→ **Data segment**:
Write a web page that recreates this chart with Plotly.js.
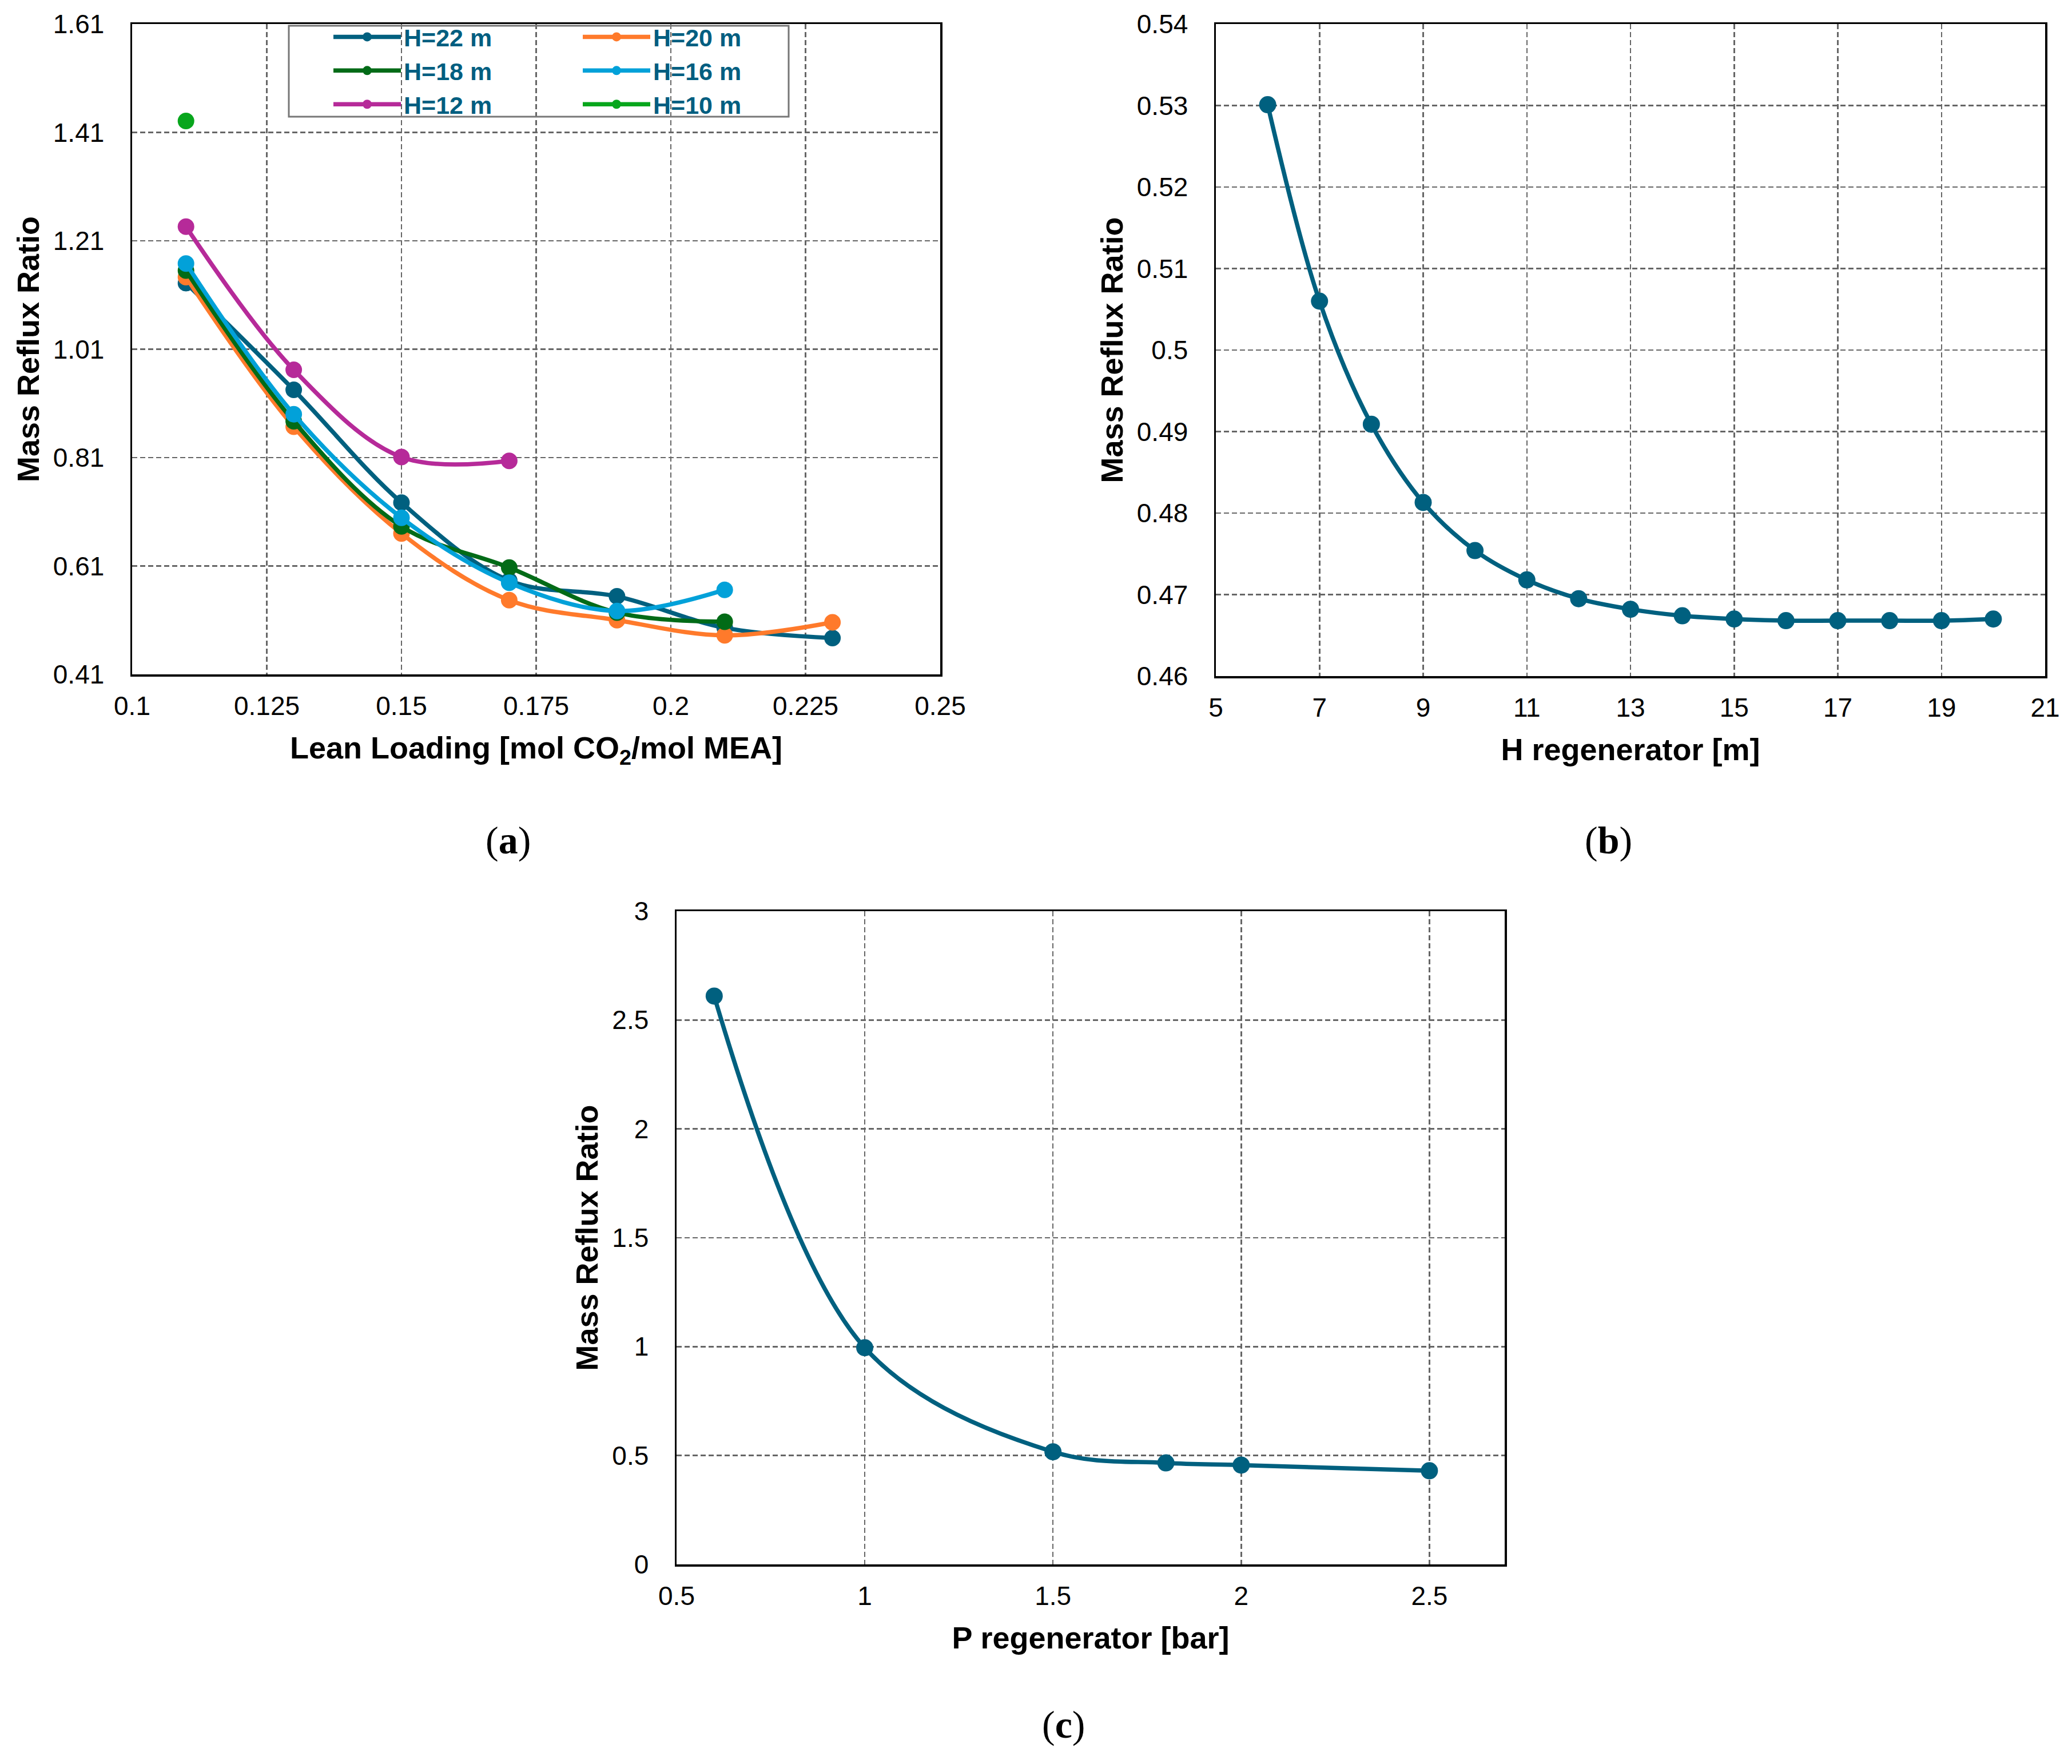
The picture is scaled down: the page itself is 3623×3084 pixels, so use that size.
<!DOCTYPE html>
<html>
<head>
<meta charset="utf-8">
<script src="https://cdn.plot.ly/plotly-3.0.1.min.js"></script>
<style>
  html, body { margin: 0; padding: 0; background: #fff; }
  #chart { width: 3623px; height: 3084px; }
</style>
</head>
<body>
<div id="chart"></div>
<script>
// (a) lean loading sweep, one series per regenerator height
var leanLoading = [0.11, 0.13, 0.15, 0.17, 0.19, 0.21, 0.23];
var refluxH22 = [1.132, 0.935, 0.727, 0.583, 0.554, 0.496, 0.477];
var refluxH20 = [1.143, 0.867, 0.670, 0.547, 0.510, 0.482, 0.506];
var refluxH18 = [1.155, 0.877, 0.683, 0.607, 0.524, 0.507];
var refluxH16 = [1.168, 0.890, 0.699, 0.579, 0.527, 0.566];
var refluxH12 = [1.236, 0.972, 0.811, 0.804];
var refluxH10 = [1.431];
var leanTicks = [0.1, 0.125, 0.15, 0.175, 0.2, 0.225, 0.25];
var leanTickText = ["0.1", "0.125", "0.15", "0.175", "0.2", "0.225", "0.25"];
var refluxTicksA = [0.41, 0.61, 0.81, 1.01, 1.21, 1.41, 1.61];
var refluxTickTextA = ["0.41", "0.61", "0.81", "1.01", "1.21", "1.41", "1.61"];

// (b) regenerator height
var heightRegen = [6, 7, 8, 9, 10, 11, 12, 13, 14, 15, 16, 17, 18, 19, 20];
var refluxB = [0.5301, 0.506, 0.4909, 0.4813, 0.4754, 0.4718, 0.4695, 0.4682, 0.4674, 0.4670, 0.4668, 0.4668, 0.4668, 0.4668, 0.4670];
var heightTicks = [5, 7, 9, 11, 13, 15, 17, 19, 21];
var heightTickText = ["5", "7", "9", "11", "13", "15", "17", "19", "21"];
var refluxTicksB = [0.46, 0.47, 0.48, 0.49, 0.5, 0.51, 0.52, 0.53, 0.54];
var refluxTickTextB = ["0.46", "0.47", "0.48", "0.49", "0.5", "0.51", "0.52", "0.53", "0.54"];

// (c) regenerator pressure
var pressureRegen = [0.6, 1.0, 1.5, 1.8, 2.0, 2.5];
var refluxC = [2.61, 0.995, 0.517, 0.466, 0.456, 0.43];
var pressureTicks = [0.5, 1, 1.5, 2, 2.5];
var pressureTickText = ["0.5", "1", "1.5", "2", "2.5"];
var refluxTicksC = [0, 0.5, 1, 1.5, 2, 2.5, 3];
var refluxTickTextC = ["0", "0.5", "1", "1.5", "2", "2.5", "3"];

var W = 3623, H = 3084;
var sans = "Liberation Sans, Arial, sans-serif";
var teal = "#00607F";

function series(name, x, y, color, legend) {
    return {
        type: "scatter",
        mode: "lines+markers",
        name: name,
        x: x,
        y: y,
        xaxis: "x",
        yaxis: "y",
        legend: legend,
        line: { color: color, width: 7.5, shape: "spline", smoothing: 1 },
        marker: { color: color, size: 29 }
    };
}

var data = [
    series("H=22 m", leanLoading, refluxH22, "#00607F", "legend"),
    series("H=20 m", leanLoading, refluxH20, "#FF7A2B", "legend2"),
    series("H=18 m", leanLoading.slice(0, refluxH18.length), refluxH18, "#026B17", "legend"),
    series("H=16 m", leanLoading.slice(0, refluxH16.length), refluxH16, "#02A1D9", "legend2"),
    series("H=12 m", leanLoading.slice(0, refluxH12.length), refluxH12, "#B62A99", "legend"),
    series("H=10 m", leanLoading.slice(0, refluxH10.length), refluxH10, "#07A61C", "legend2"),
    {
        type: "scatter", mode: "lines+markers", x: heightRegen, y: refluxB,
        xaxis: "x2", yaxis: "y2", showlegend: false,
        line: { color: teal, width: 7.5, shape: "spline", smoothing: 1 },
        marker: { color: teal, size: 30 }
    },
    {
        type: "scatter", mode: "lines+markers", x: pressureRegen, y: refluxC,
        xaxis: "x3", yaxis: "y3", showlegend: false,
        line: { color: teal, width: 7.5, shape: "spline", smoothing: 1 },
        marker: { color: teal, size: 30 }
    }
];

// pixel helpers -> paper fractions
function px(v) { return v / W; }
function py(v) { return 1 - v / H; }

function axis(extra) {
    var base = {
        showline: true, mirror: true, linecolor: "#000", linewidth: 3.5,
        showgrid: true, gridcolor: "#666", gridwidth: 2.5, griddash: "9px,5px",
        zeroline: false, ticks: "",
        tickfont: { family: sans, size: 46, color: "#000" },
        tickmode: "array", fixedrange: true
    };
    for (var k in extra) base[k] = extra[k];
    return base;
}

function axisTitle(text, standoff) {
    return { text: text, standoff: standoff, font: { family: sans, size: 54, color: "#000", weight: 700 } };
}

var legendStyle = function (left) {
    return {
        x: px(left), xanchor: "left", y: py(30), yanchor: "top",
        bgcolor: "rgba(0,0,0,0)", borderwidth: 0,
        font: { family: sans, size: 43, color: "#005E80", weight: 700 },
        itemwidth: 118, tracegroupgap: 0
    };
};

var layout = {
    width: W,
    height: H,
    margin: { l: 0, r: 0, t: 0, b: 0 },
    paper_bgcolor: "#fff",
    plot_bgcolor: "#fff",
    xaxis: axis({
        domain: [px(231), px(1644)], range: [0.1, 0.25], anchor: "y",
        tickvals: leanTicks, ticktext: leanTickText, ticklabelstandoff: 12,
        title: axisTitle("Lean Loading [mol CO<sub>2</sub>/mol MEA]", 30)
    }),
    yaxis: axis({
        domain: [py(1179), py(42)], range: [0.41, 1.61], anchor: "x",
        tickvals: refluxTicksA, ticktext: refluxTickTextA, ticklabelstandoff: 36,
        title: axisTitle("Mass Reflux Ratio", 8)
    }),
    xaxis2: axis({
        domain: [px(2126), px(3576)], range: [5, 21], anchor: "y2",
        tickvals: heightTicks, ticktext: heightTickText, ticklabelstandoff: 12,
        title: axisTitle("H regenerator [m]", 30)
    }),
    yaxis2: axis({
        domain: [py(1182), py(42)], range: [0.46, 0.54], anchor: "x2",
        tickvals: refluxTicksB, ticktext: refluxTickTextB, ticklabelstandoff: 36,
        title: axisTitle("Mass Reflux Ratio", 8)
    }),
    xaxis3: axis({
        domain: [px(1183), px(2631)], range: [0.5, 2.7], anchor: "y3",
        tickvals: pressureTicks, ticktext: pressureTickText, ticklabelstandoff: 12,
        title: axisTitle("P regenerator [bar]", 30)
    }),
    yaxis3: axis({
        domain: [py(2735), py(1593)], range: [0, 3], anchor: "x3",
        tickvals: refluxTicksC, ticktext: refluxTickTextC, ticklabelstandoff: 36,
        title: axisTitle("Mass Reflux Ratio", 8)
    }),
    legend: legendStyle(578),
    legend2: legendStyle(1014),
    shapes: [{
        type: "rect", xref: "paper", yref: "paper",
        x0: px(505), x1: px(1379), y0: py(204), y1: py(45),
        line: { color: "#777", width: 3 }, fillcolor: "rgba(0,0,0,0)", layer: "above"
    }],
    annotations: [
        { text: "(<b>a</b>)", x: px(888), y: py(1469) },
        { text: "(<b>b</b>)", x: px(2812), y: py(1469) },
        { text: "(<b>c</b>)", x: px(1860), y: py(3015) }
    ].map(function (a) {
        a.xref = "paper"; a.yref = "paper"; a.showarrow = false;
        a.xanchor = "center"; a.yanchor = "middle";
        a.font = { family: "Liberation Serif, Times New Roman, serif", size: 68, color: "#000" };
        return a;
    })
};

Plotly.newPlot("chart", data, layout, { displayModeBar: false, staticPlot: true });
</script>
</body>
</html>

→ **Task description**:
Scan the data above and copy every line with "that" in it.

→ **Task answer**:
Write a web page that recreates this chart with Plotly.js.
The picture is scaled down: the page itself is 3623×3084 pixels, so use that size.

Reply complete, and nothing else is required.